Surpris par quelques attaques reçues sur les réseaux sociaux, ces dernières heures, à la suite de publications réclamant justice pour Mawda et la fin de la politique de répression des migrants qui prévaut aujourd’hui en Belgique et en Europe, j’ai été relire le récit de l’affaire que fait le principal quotidien belge francophone, le journal Le Soir.

Je vous invite ici à examiner la couverture que ce quotidien « de référence » fait du meurtre de la petite Mawda, cette fillette de deux ans tuée par la police dans la nuit de mercredi à jeudi d’une balle dans la tête.

Vendredi 18, parait un premier article, signé par Lorraine Kihl en page 8 du journal, sous le titre « Les trafiquants choisissent la stratégie du danger maximal ». Le ton est immédiatement donné, la responsabilité du décès, nous explique le quotidien, revient entièrement aux passeurs : « Le chauffeur a foncé sur la police » (une affirmation qui a été abandonnée depuis lors), « Les réseaux kurdes sont réputés comme extrêmement dangereux » et ainsi de suite. Les affirmations du parquet sont reprises sans aucune distance critique : « Seule certitude à ce stade : elle n’est pas décédée des suites des coups de feu des policiers » (c’est moi qui souligne).

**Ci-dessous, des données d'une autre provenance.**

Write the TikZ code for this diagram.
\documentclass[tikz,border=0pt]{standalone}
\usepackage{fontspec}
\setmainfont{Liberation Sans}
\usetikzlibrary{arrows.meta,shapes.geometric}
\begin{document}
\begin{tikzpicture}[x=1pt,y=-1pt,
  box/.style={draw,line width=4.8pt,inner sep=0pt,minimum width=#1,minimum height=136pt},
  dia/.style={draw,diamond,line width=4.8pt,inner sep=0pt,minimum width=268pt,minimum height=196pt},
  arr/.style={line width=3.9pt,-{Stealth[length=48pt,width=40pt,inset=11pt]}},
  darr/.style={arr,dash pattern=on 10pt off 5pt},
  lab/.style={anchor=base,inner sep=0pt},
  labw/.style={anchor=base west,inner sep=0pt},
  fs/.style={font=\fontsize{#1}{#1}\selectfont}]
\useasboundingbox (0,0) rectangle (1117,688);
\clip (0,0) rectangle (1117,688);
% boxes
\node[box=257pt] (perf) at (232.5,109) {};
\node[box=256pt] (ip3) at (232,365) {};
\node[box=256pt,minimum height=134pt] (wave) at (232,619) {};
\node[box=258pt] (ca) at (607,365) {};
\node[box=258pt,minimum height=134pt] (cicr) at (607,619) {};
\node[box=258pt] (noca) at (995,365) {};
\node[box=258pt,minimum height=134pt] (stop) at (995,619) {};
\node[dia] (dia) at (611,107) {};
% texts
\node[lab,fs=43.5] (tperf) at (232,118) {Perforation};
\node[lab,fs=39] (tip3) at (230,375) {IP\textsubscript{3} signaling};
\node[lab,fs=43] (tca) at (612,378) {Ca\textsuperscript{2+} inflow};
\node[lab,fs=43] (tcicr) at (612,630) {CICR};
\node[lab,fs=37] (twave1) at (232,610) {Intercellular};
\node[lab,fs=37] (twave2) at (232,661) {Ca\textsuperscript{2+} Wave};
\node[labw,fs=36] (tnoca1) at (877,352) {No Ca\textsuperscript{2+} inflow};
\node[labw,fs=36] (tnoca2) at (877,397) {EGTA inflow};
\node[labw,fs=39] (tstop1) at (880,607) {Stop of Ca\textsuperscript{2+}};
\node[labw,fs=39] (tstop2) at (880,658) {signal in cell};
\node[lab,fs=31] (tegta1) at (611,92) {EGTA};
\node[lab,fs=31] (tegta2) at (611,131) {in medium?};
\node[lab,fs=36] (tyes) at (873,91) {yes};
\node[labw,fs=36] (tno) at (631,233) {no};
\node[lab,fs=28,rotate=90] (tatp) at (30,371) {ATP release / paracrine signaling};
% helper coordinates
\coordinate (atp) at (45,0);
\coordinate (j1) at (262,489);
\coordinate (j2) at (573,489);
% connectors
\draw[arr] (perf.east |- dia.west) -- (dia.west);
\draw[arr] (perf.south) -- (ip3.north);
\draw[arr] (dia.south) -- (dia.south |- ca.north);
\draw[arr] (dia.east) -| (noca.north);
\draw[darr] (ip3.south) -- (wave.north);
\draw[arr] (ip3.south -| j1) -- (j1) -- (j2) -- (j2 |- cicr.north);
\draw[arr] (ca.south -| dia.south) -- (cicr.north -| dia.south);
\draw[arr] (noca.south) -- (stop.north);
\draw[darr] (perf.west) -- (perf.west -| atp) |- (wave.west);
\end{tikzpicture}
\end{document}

Samedi 19, le sujet apparait (enfin) en Une, sous le titre « Brouillard autour de la mort par balle d’une réfugiée de deux ans ». Il apparait désormais que la fillette a été tuée par balle (c’est un rien gênant au vu de ce qui a été rapporté la veille). Le quotidien vespéral amorce donc une courbe rentrante, en arguant, tout au long d’un copieux article signé de pas moins de quatre plumes (Eric Deffet, Sandra Durieux, Lorraine Kihl et Marc Metdepenningen), du flou qui marquerait cette affaire et excuserait donc l’article unilatéral de la veille (Martine Vandemeulebroucke répliquera dans la journée à ses anciens collègues avec un billet d’une ironie vitriolesque : « Mawda ou l’art de l’enfumage »). Cela n’empêche pas le quotidien de continuer à relayer les éléments de langage gouvernementaux, en parlant par exemple d’« un tir qui l’a atteinte à la joue » plutôt que « une balle dans la tête ». Le point de vue du ministère de l’Intérieur est relayé sur trois colonnes : « Jan Jambon soutient sa police : ’Aucune raison de douter’ ». Le point de vue opposé n’est par contre relayé que sous la forme d’une photo de manifestation, avec une description en légende, mais sans aucun élément de contenu.

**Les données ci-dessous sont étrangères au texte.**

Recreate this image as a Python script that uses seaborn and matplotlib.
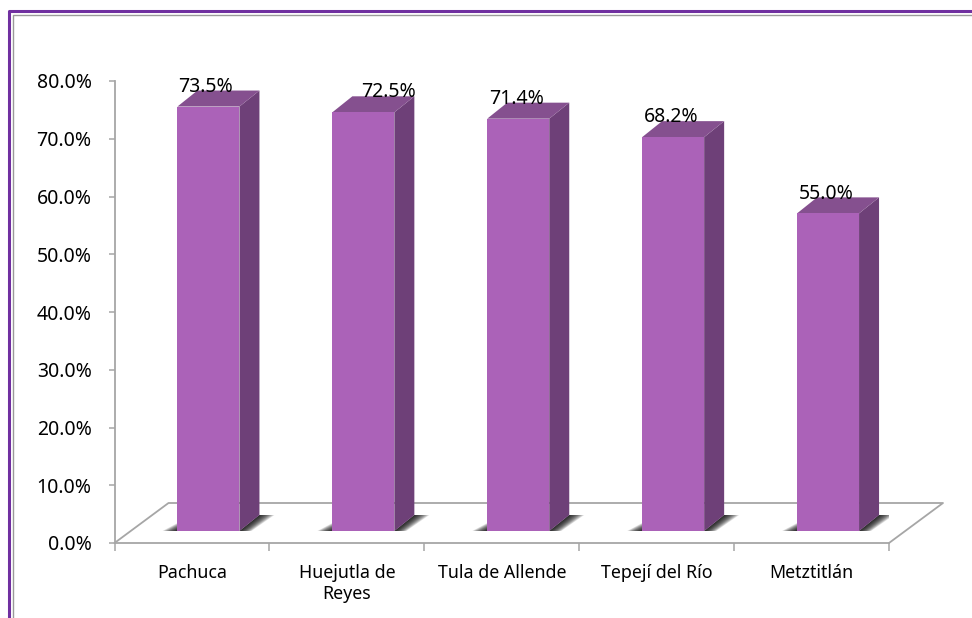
import numpy as np
import pandas as pd
import matplotlib
matplotlib.use("Agg")
import matplotlib.pyplot as plt
from matplotlib.patches import Polygon
from matplotlib.lines import Line2D
from matplotlib.ticker import FixedLocator, FuncFormatter, NullFormatter
import seaborn as sns

categories = ["Pachuca", "Huejutla de\nReyes", "Tula de Allende", "Tepejí del Río", "Metztitlán"]
values = [73.5, 72.5, 71.4, 68.2, 55.0]
label_dx_px = [-3, 25, -2, -2, -2]
label_dy_px = [20, 20, 20, 20, 19]
y_ticks = [0, 10, 20, 30, 40, 50, 60, 70, 80]

W, H = 972, 618
sns.set_theme(style="white")
plt.rcParams["font.family"] = ["Noto Sans", "DejaVu Sans"]

fig = plt.figure(figsize=(W / 100, H / 100), dpi=100, facecolor="white")
L, R, T, B = 114.5, 889, 81, 543
ax = fig.add_axes([L / W, 1 - B / H, (R - L) / W, (B - T) / H])

n = len(categories)
px_x = (R - L) / n
px_y = (B - T) / 80
shift = 16.5 / px_x
width = 62 / px_x
base = 12 / px_y
dx, dy = 20 / px_x, 16 / px_y
fx, fy = 54 / px_x, 40 / px_y
GRAY = "#A6A6A6"

df = pd.DataFrame({"pos": np.arange(n) + shift, "value": values})
sns.barplot(data=df, x="pos", y="value", native_scale=True, width=width, bottom=base,
            color="#AB62B8", saturation=1, ax=ax, zorder=5, linewidth=0, edgecolor="none",
            legend=False)
ax.set_xlim(-0.5, n - 0.5)
ax.set_ylim(0, 80)
ax.set_xlabel("")
ax.set_ylabel("")

# floor
x0, x1 = -0.5, n - 0.5
ax.add_line(Line2D([x0, x0 + fx, x1 + fx, x1], [0, fy, fy, 0], color=GRAY, lw=1.3,
                   clip_on=False, zorder=1))

# 3D faces and floor shadows
for bar in ax.patches[:n]:
    a, w = bar.get_x(), bar.get_width()
    b = a + w
    top = bar.get_y() + bar.get_height()
    y = bar.get_y()
    ax.add_patch(Polygon([(b, y), (b + dx, y + dy), (b + dx, top + dy), (b, top)],
                         fc="#6E4078", ec="none", zorder=4, clip_on=False))
    ax.add_patch(Polygon([(a, top), (a + dx, top + dy), (b + dx, top + dy), (b, top)],
                         fc="#85508F", ec="none", zorder=4, clip_on=False))
    steps = 14
    for k in range(steps):
        ext = (k + 1) / steps
        sx = 15 / px_x * ext
        ax.add_patch(Polygon([(b, y), (b + dx, y + dy), (b + dx + sx, y + dy), (b + sx * 0.8, y)],
                             fc="black", alpha=0.11, ec="none", zorder=3))
        ax.add_patch(Polygon([(a, y), (a, y + 8 / px_y * ext), (a - sx, y)],
                             fc="black", alpha=0.11, ec="none", zorder=3))

# data labels
for bar, v, ox, oy in zip(ax.patches[:n], values, label_dx_px, label_dy_px):
    ax.annotate(f"{v:.1f}%", (bar.get_x() + bar.get_width() / 2, bar.get_y() + bar.get_height()),
                xytext=(ox * 0.72, oy * 0.72), textcoords="offset points", ha="center",
                va="center", fontsize=14, color="black", zorder=8, annotation_clip=False)

# axes
sns.despine(ax=ax, top=True, right=True)
for s in ("left", "bottom"):
    ax.spines[s].set_color(GRAY)
    ax.spines[s].set_linewidth(1.3)
ax.set_yticks(y_ticks)
ax.yaxis.set_major_formatter(FuncFormatter(lambda v, _: f"{v:.1f}%"))
ax.tick_params(axis="y", left=True, length=4, width=1.1, color=GRAY, labelsize=14,
               labelcolor="black", pad=12.5)
ax.xaxis.set_major_locator(FixedLocator(np.arange(n + 1) - 0.5))
ax.xaxis.set_major_formatter(NullFormatter())
ax.xaxis.set_minor_locator(FixedLocator(np.arange(n)))
ax.set_xticklabels(categories, minor=True, fontsize=12.8, color="black", linespacing=1.2)
ax.tick_params(axis="x", which="major", bottom=True, length=6, width=1.1, color=GRAY)
ax.tick_params(axis="x", which="minor", bottom=False, length=0, pad=15)

# outer frame
def fig_line(xs, ys, color, lw):
    fig.add_artist(Line2D([x / W for x in xs], [1 - y / H for y in ys], color=color, lw=lw,
                          solid_capstyle="butt"))
fig_line([12.5, 12.5, W], [H, 14.5, 14.5], "#9A9A9A", 1.0)
fig_line([9, 9, W], [H, 11, 11], "#7030A0", 2.2)

fig.savefig("out.png", dpi=100)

Mardi 22, après un long week-end, le sujet réapparait principalement dans un entretien-fleuve (en Une et en pages 4 et 5) du président du CDH, Benoit Lutgen, qui reprend à son compte l’attaque du Premier ministre sur la « trumpisation » de la gauche, et particulièrement, ici, d’Ecolo |1| et y va à fond sur le dossier Mawda : « par rapport au drame qui a coûté la vie à la petite Mawda, on balance des tweets émotionnels sans le moindre recul et sans connaître les circonstances précises du drame, c’est insupportable ». Pour le président humaniste, donc, ce qui est insupportable, ce sont les réactions émotionnelles à la suite du meurtre de la fillette, pas le meurtre lui-même. Et ce sont ces propos effarants que Le Soir juge utile de mettre en une — après avoir déjà fait son titre principal du samedi sur la « trumpisation » (re-sic), selon Charles Michel, de l’opposition de gauche. La conférence de presse des parents de la fillette, qui fait apparaître de très nombreux éléments plus qu’interpellants (pour ne pas dire insoutenables), n’est par contre traitée que dans une brève reprenant partiellement une dépêche Belga, en page 8, sur une colonne (on se demande si le journal a seulement couvert cette conférence de presse).

Bref, si votre information se limite à la lecture du Soir, vous aurez compris, en substance, qu’une fillette migrante est morte dans des circonstances troubles, que les passeurs sont responsables, et que la gauche verse dans le populisme en s’en émouvant. Point barre.

Mon étonnement a cédé la place à la consternation.

|1| Passons ici sur le niveau olympique de nimportnawak de cette affirmation, ce n’est pas le sujet.